Comedian and Broadway actor

Christopher John O'Neill is a comedian and Broadway actor, best known for playing the role of Elder Arnold Cunningham in the musical The Book of Mormon. While performing at the Edinburgh Festival Fringe with his two-man traveling comedy act, The Chris and Paul Show, O'Neill was spotted by a casting director and invited to audition for the role of Elder Cunningham. He joined the first national tour as Elder Cunningham in December 2012, his professional acting debut, and in January 2015 he joined the Broadway cast. In 2019, The Chris and Paul Show competed in the NBC comedy competition television series Bring the Funny, making it to the finals of the show's first season.

==Early life==
Christopher John O'Neill grew up in Stamford, Connecticut, the son of Rich and Karen O'Neill. His father is a multi-instrumentalist and Juilliard School-educated pianist, and his mother is a middle school teacher. He also has one brother, Brian. While O'Neill took up music and performed in musicals and plays, he grew up wanting to be a soccer player. By his sophomore year at Stamford High School, Chris O’Neill had been kicked off the soccer team for his poor grades and felt he had nothing to look forward to. By the end of high school he wanted to be a professional comedian. O'Neill applied to several college theater programs, but owing to a lack of experience, was not accepted into any of them.

== The Chris and Paul Show ==
Starting in 2000, O'Neill and Paul Valenti began collaborating as a sketch-comedy duo called The Chris and Paul Show. O'Neill described the duo's style as "stupid and abrupt"; it also involved physical comedy. In 2003, shortly after O'Neill graduated high school, the pair moved to New York City, where O'Neill worked a series of retail and service jobs while Valenti found gigs for the duo to perform at. The Chris and Paul Show did receive some acclaim, with O'Neill receiving the Best Actor in a Comedy award from the New York Television Festival and the duo receiving Best Newcomer award at the 2011 Montreal Sketch Festival.

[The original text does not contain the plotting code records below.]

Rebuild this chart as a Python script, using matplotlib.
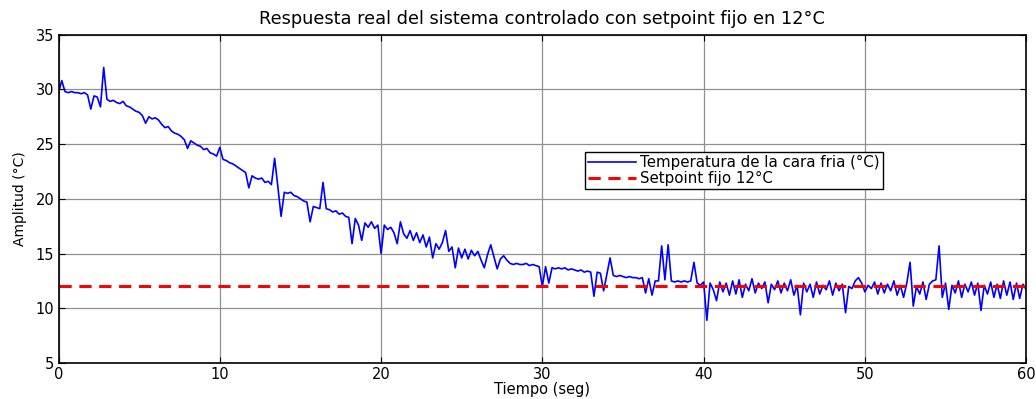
import numpy as np
import matplotlib.pyplot as plt

plt.rcParams['font.family'] = ['DejaVu Sans']

# Temperatura medida (°C), una muestra cada 0.2 s
dt = 0.2
temperatura = [
    29.7, 30.8, 29.8, 29.7, 29.8, 29.7, 29.7, 29.6, 29.7, 29.5,
    28.2, 29.4, 29.3, 28.4, 32.0, 29.1, 28.9, 29.0, 28.8, 28.7,
    28.9, 28.5, 28.4, 28.2, 28.0, 27.9, 27.6, 26.9, 27.5, 27.3,
    27.4, 27.2, 26.8, 26.5, 26.6, 26.2, 26.0, 25.9, 25.7, 25.4,
    24.6, 25.3, 25.1, 24.9, 24.8, 24.5, 24.6, 24.2, 24.1, 23.9,
    24.7, 23.6, 23.5, 23.3, 23.2, 23.0, 22.8, 22.6, 22.4, 21.0,
    22.1, 21.9, 21.8, 21.9, 21.5, 21.6, 21.3, 23.7, 21.1, 18.4,
    20.6, 20.5, 20.6, 20.3, 20.2, 20.0, 19.8, 19.7, 17.9, 19.3,
    19.2, 19.1, 21.5, 19.1, 19.0, 18.8, 18.9, 18.6, 18.7, 18.4,
    18.3, 15.9, 18.2, 17.6, 16.2, 17.8, 17.4, 17.9, 17.3, 17.6,
    15.0, 17.6, 17.2, 17.4, 16.9, 15.9, 17.9, 16.8, 16.4, 17.1,
    16.2, 16.9, 16.0, 16.7, 15.6, 16.5, 14.6, 15.9, 15.4, 16.0,
    17.1, 15.2, 15.6, 13.7, 15.5, 14.6, 15.4, 14.5, 15.3, 14.8,
    15.2, 14.4, 13.7, 14.9, 15.8, 14.7, 13.6, 14.5, 14.8, 14.4,
    14.1, 14.0, 14.1, 14.0, 14.0, 14.1, 13.9, 14.0, 13.9, 13.8,
    12.0, 13.8, 12.3, 13.7, 13.6, 13.7, 13.6, 13.7, 13.5, 13.6,
    13.5, 13.4, 13.5, 13.3, 13.4, 13.3, 11.1, 13.3, 13.2, 11.6,
    13.1, 14.6, 13.0, 12.9, 13.0, 12.9, 12.8, 12.9, 12.8, 12.8,
    12.7, 12.8, 11.4, 12.7, 11.2, 12.5, 12.5, 15.7, 12.6, 15.8,
    12.5, 12.4, 12.5, 12.4, 12.5, 12.4, 12.5, 14.2, 12.3, 12.1,
    12.4, 8.9, 12.3, 11.7, 10.7, 12.4, 11.5, 12.3, 11.2, 12.5,
    11.3, 12.6, 11.0, 12.2, 11.6, 12.7, 11.4, 12.3, 11.8, 12.4,
    10.5, 12.2, 11.7, 12.5, 11.4, 12.3, 11.6, 12.6, 11.2, 12.1,
    9.4, 12.3, 11.5, 12.2, 11.0, 12.4, 11.3, 12.1, 11.7, 12.5,
    11.2, 12.3, 11.6, 12.2, 9.6, 12.0, 11.8, 12.5, 12.8, 12.3,
    11.5, 12.1, 11.8, 12.4, 11.3, 12.3, 11.4, 12.2, 11.6, 12.5,
    11.2, 12.1, 11.0, 12.3, 14.2, 10.2, 12.0, 11.3, 12.4, 10.8,
    12.2, 12.5, 12.6, 15.7, 11.0, 12.3, 9.9, 12.1, 11.4, 12.5,
    11.0, 12.2, 11.5, 12.4, 11.2, 12.3, 9.8, 12.1, 11.3, 12.4,
    11.0, 12.2, 10.9, 12.5, 11.2, 12.4, 10.8, 12.3, 10.9, 12.2,
    11.7,
]
setpoint = 12.0

tiempo = np.arange(len(temperatura)) * dt

fig = plt.figure(figsize=(10.36, 3.99), dpi=100)
ax = fig.add_axes([0.0565, 0.0902, 0.934, 0.823])

ax.plot(tiempo, temperatura, color='#0000ff', linewidth=1.2,
        label='Temperatura de la cara fria (°C)')
ax.axhline(setpoint, color='#ff0000', linewidth=2.2, linestyle=(0, (4, 2.5)),
           label='Setpoint fijo 12°C')

ax.set_xlim(0, 60)
ax.set_ylim(5, 35)
ax.set_xticks(np.arange(0, 61, 10))
ax.set_yticks(np.arange(5, 36, 5))
ax.grid(True, color='#909090', linewidth=0.9)
ax.tick_params(direction='in', top=True, right=True, labelsize=10.5,
               length=4, pad=3)
for s in ax.spines.values():
    s.set_linewidth(1.2)

ax.set_title('Respuesta real del sistema controlado con setpoint fijo en 12°C',
             fontsize=12.8, pad=8)
ax.set_xlabel('Tiempo (seg)', fontsize=10.5, labelpad=0)
ax.set_ylabel('Amplitud (°C)', fontsize=10, labelpad=6)

leg = ax.legend(loc='upper left', bbox_to_anchor=(0.544, 0.643), fontsize=10.8,
                fancybox=False, framealpha=1, edgecolor='black',
                borderpad=0.2, labelspacing=0.1, handlelength=3.2,
                handletextpad=0.3, borderaxespad=0)
leg.get_frame().set_linewidth(1.0)

fig.savefig('out.png', dpi=100)
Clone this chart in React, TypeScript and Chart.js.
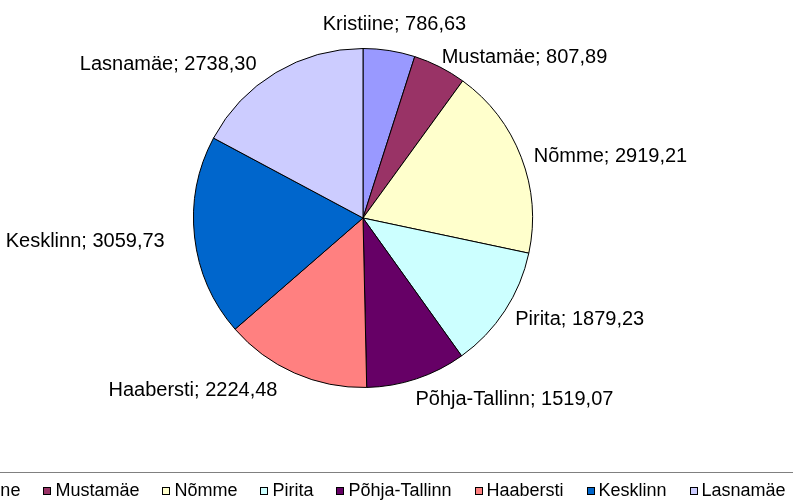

They were also nominated for the same award at the 2011 Edinburgh Festival Fringe, which invited them to return in 2012.

In 2019, The Chris and Paul Show competed in the NBC comedy competition television series Bring the Funny, making it to the finals of the show's first season.

==The Book of Mormon==

While performing at the Edinburgh Festival Fringe, O'Neill and Valenti were both spotted by a casting director for the musical The Book of Mormon. The two made it through several auditions in Los Angeles before O'Neill was invited to New York for a month-long training camp and extended audition. Over a dozen other people auditioned for the role of Elder Cunningham at the training camp, including Ben Platt and Cody Strand, who would be chosen to play the role in Chicago and on Broadway, respectively.

O'Neill was selected to play Elder Cunningham for the first national tour, replacing original cast member Jared Gertner, who left the national tour for the soon-to-open West End production. He made his debut on December 28, 2012. The performance was also the national tour debut of Mark Evans, who replaced Gavin Creel (who also left for West End) as Elder Price. The role was O'Neill's first in professional musical theater. On January 6, 2015, O'Neill joined the Broadway cast of The Book of Mormon, with Gavin Creel joining the Broadway Cast as Elder Price the same night.

==Personal life==
O'Neill married his longtime girlfriend, Jennifer Viola Sessions, in April 2013. He has two daughters, Harper and Hailey.